When my father came to pick us up for his custodial weekends, he wasn’t allowed in the house and had to wait for us on the porch. Throughout the course of this divorce, my father somehow got possession of the home movies. I could never figure out why my mother let them out of the house. When we would talk hypothetically about what we would save from the house if there was ever a fire, my mother always said, “Of course, first I would save you kids, but after that, I would get the photo albums and the home movies. Because you just can’t replace that stuff.”
Apparently, he promised her that he would have them professionally duplicated, and give copies to all of us. He did nothing for about 3 years. During this time, my mother slowly started to go mad. She would ask us to speak to our father about it, about when he was going to get the home movies copied. After 3 years of my mother’s escalating rage and nagging, my father set up the old stand-up movie screen, projected the super 8 home movies onto them, recorded them with his new VHS video camera, and gave my mother the video tape. Her head exploded. It was like watching a boot-leg copy of a movie that you buy off some blanket display on the street. You can even hear my father clearing his throat in the background. This was not the professional video duplication that she had been promised.

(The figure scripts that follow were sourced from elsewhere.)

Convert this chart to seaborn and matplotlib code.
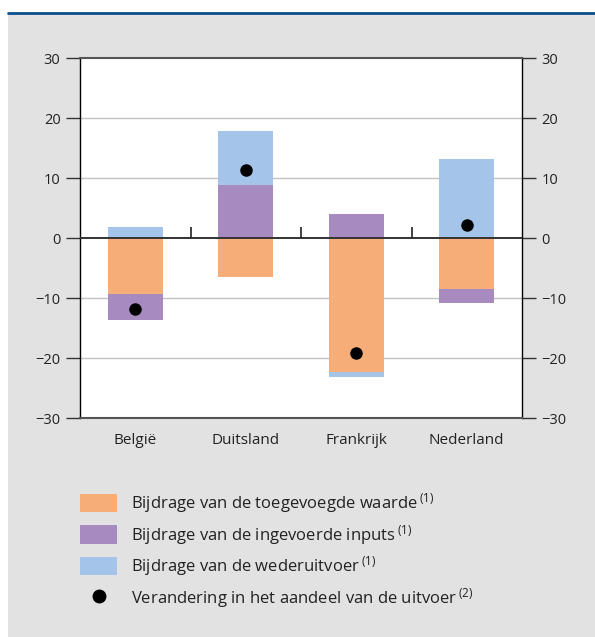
import numpy as np
import pandas as pd
import matplotlib
matplotlib.use("Agg")
import matplotlib.pyplot as plt
from matplotlib.patches import Patch, Rectangle
from matplotlib.lines import Line2D
import seaborn as sns

# ---- data ----
categories = ["België", "Duitsland", "Frankrijk", "Nederland"]
toegevoegde_waarde = [-9.3, -6.5, -22.3, -8.5]
ingevoerde_inputs = [-4.4, 8.8, 4.0, -2.3]
wederuitvoer = [1.8, 9.0, -0.8, 13.1]
verandering_aandeel = [-11.9, 11.3, -19.1, 2.1]
yticks = [-30, -20, -10, 0, 10, 20, 30]

series_labels = [
    "Bijdrage van de toegevoegde waarde",
    "Bijdrage van de ingevoerde inputs",
    "Bijdrage van de wederuitvoer",
]
dot_label = "Verandering in het aandeel van de uitvoer"
notes = ["(1)", "(1)", "(1)", "(2)"]
colors = ["#F6AD78", "#A78AC0", "#A4C4E9"]

sns.set_theme(style="white")
plt.rcParams["font.family"] = ["Open Sans", "DejaVu Sans"]
plt.rcParams["axes.unicode_minus"] = True

W, H = 595, 637
fig = plt.figure(figsize=(W / 100, H / 100), dpi=100, facecolor="white")

# background panel and top rule
fig.add_artist(Rectangle((8 / W, 0), 1 - 8 / W, 1 - 14 / H, transform=fig.transFigure,
                         facecolor="#E2E2E2", edgecolor="none", zorder=-10))
fig.add_artist(Line2D([8 / W, 1], [1 - 13 / H, 1 - 13 / H], transform=fig.transFigure,
                      color="#0D4C8F", lw=2, zorder=-5))

ax = fig.add_axes([80 / W, 1 - 418 / H, (522 - 80) / W, (418 - 58) / H])
ax.set_facecolor("white")

# stacked bars, positive and negative stacked separately
df = pd.DataFrame({"cat": categories})
pos_base = np.zeros(len(categories))
neg_base = np.zeros(len(categories))
for vals, col in zip([toegevoegde_waarde, ingevoerde_inputs, wederuitvoer], colors):
    v = np.array(vals, dtype=float)
    pos = np.where(v > 0, v, 0.0)
    neg = np.where(v < 0, v, 0.0)
    df["v"] = pos
    sns.barplot(data=df, x="cat", y="v", color=col, saturation=1, width=0.5,
                errorbar=None, bottom=pos_base.copy(), linewidth=0, ax=ax, zorder=2)
    df["v"] = neg
    sns.barplot(data=df, x="cat", y="v", color=col, saturation=1, width=0.5,
                errorbar=None, bottom=neg_base.copy(), linewidth=0, ax=ax, zorder=2)
    pos_base += pos
    neg_base += neg

sns.stripplot(x=categories, y=verandering_aandeel, color="black", size=9,
              jitter=False, ax=ax, zorder=5)

ax.set_ylim(-30, 30)
ax.set_xlim(-0.5, len(categories) - 0.5)
ax.set_yticks(yticks)
ax.set_xlabel("")
ax.set_ylabel("")
for t in yticks:
    if t not in (-30, 0, 30):
        ax.axhline(t, color="#C2C2C2", lw=1, zorder=1)
ax.axhline(0, color="#333333", lw=1.4, zorder=4)
ax.vlines(np.arange(len(categories) - 1) + 0.5, 0, 1.8, color="#222222", lw=1.2, zorder=4)

for side in ["left", "right"]:
    ax.spines[side].set_color("black")
    ax.spines[side].set_linewidth(1.0)
    ax.spines[side].set_visible(True)
for side in ["top", "bottom"]:
    ax.spines[side].set_color("#555555")
    ax.spines[side].set_linewidth(1.5)
    ax.spines[side].set_visible(True)

ax.tick_params(axis="y", which="both", left=True, right=True, labelleft=True, labelright=True,
               length=10, width=1, color="#333333", pad=4, labelsize=10.5, labelcolor="#222222",
               direction="out")
ax.tick_params(axis="x", length=0, pad=11, labelsize=11, labelcolor="#222222")

# legend
handles = [Patch(facecolor=c, edgecolor="none") for c in colors]
handles.append(Line2D([], [], marker="o", color="black", linestyle="none", markersize=9))
labels = [f"{t}$\\mathregular{{\\,^{{{n}}}}}$" for t, n in zip(series_labels + [dot_label], notes)]
fig.legend(handles, labels, loc="upper left", bbox_to_anchor=(80 / W, 1 - 491 / H),
           frameon=False, fontsize=12, handlelength=2.22, handleheight=1.3,
           handletextpad=0.84, labelspacing=0.47, borderpad=0, borderaxespad=0,
           labelcolor="#222222")

fig.savefig("out.png", dpi=100, facecolor=fig.get_facecolor())
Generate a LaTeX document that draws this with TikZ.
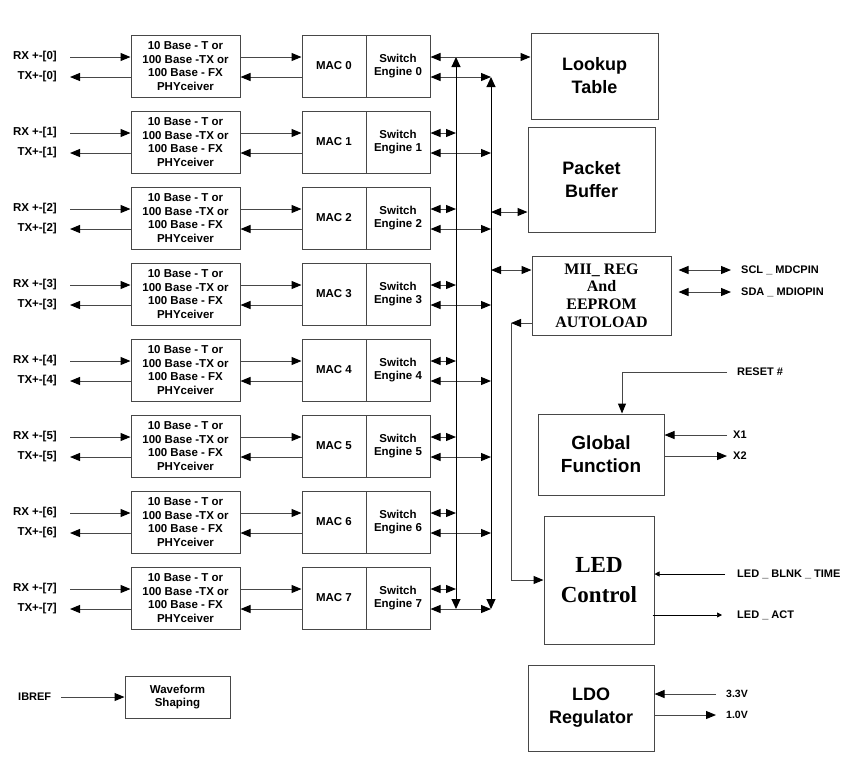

After this, my parents no longer spoke except for brief, seething conversations to arrange child visitation. My mother began to enlist us kids to simply steal the home movies from our father. I remember going to my father’s house and trying to secretly go through his closets while he and my brother were in the next room watching television. I never found the home movies, but I also don’t think I looked very hard. My parents went on hating each other for years, both in and out of court.
Then, inexplicably, 15 years after the divorce, my father showed up at my mother’s house with the box of home movies. He had had them professionally transferred onto DVD, of which he gave her several copies, along with the original film reels. It was a shock to all of us. And after 15 years of my parents hating each other, my mother hardly knew what to do without this particular battle to fight. Their relationship warmed, slightly. My mother even invited him to Thanksgiving last year, and when we all expressed surprise at this, my mother replied with, “Please. I haven’t hated your father in a couple of years now. You kids just love drama.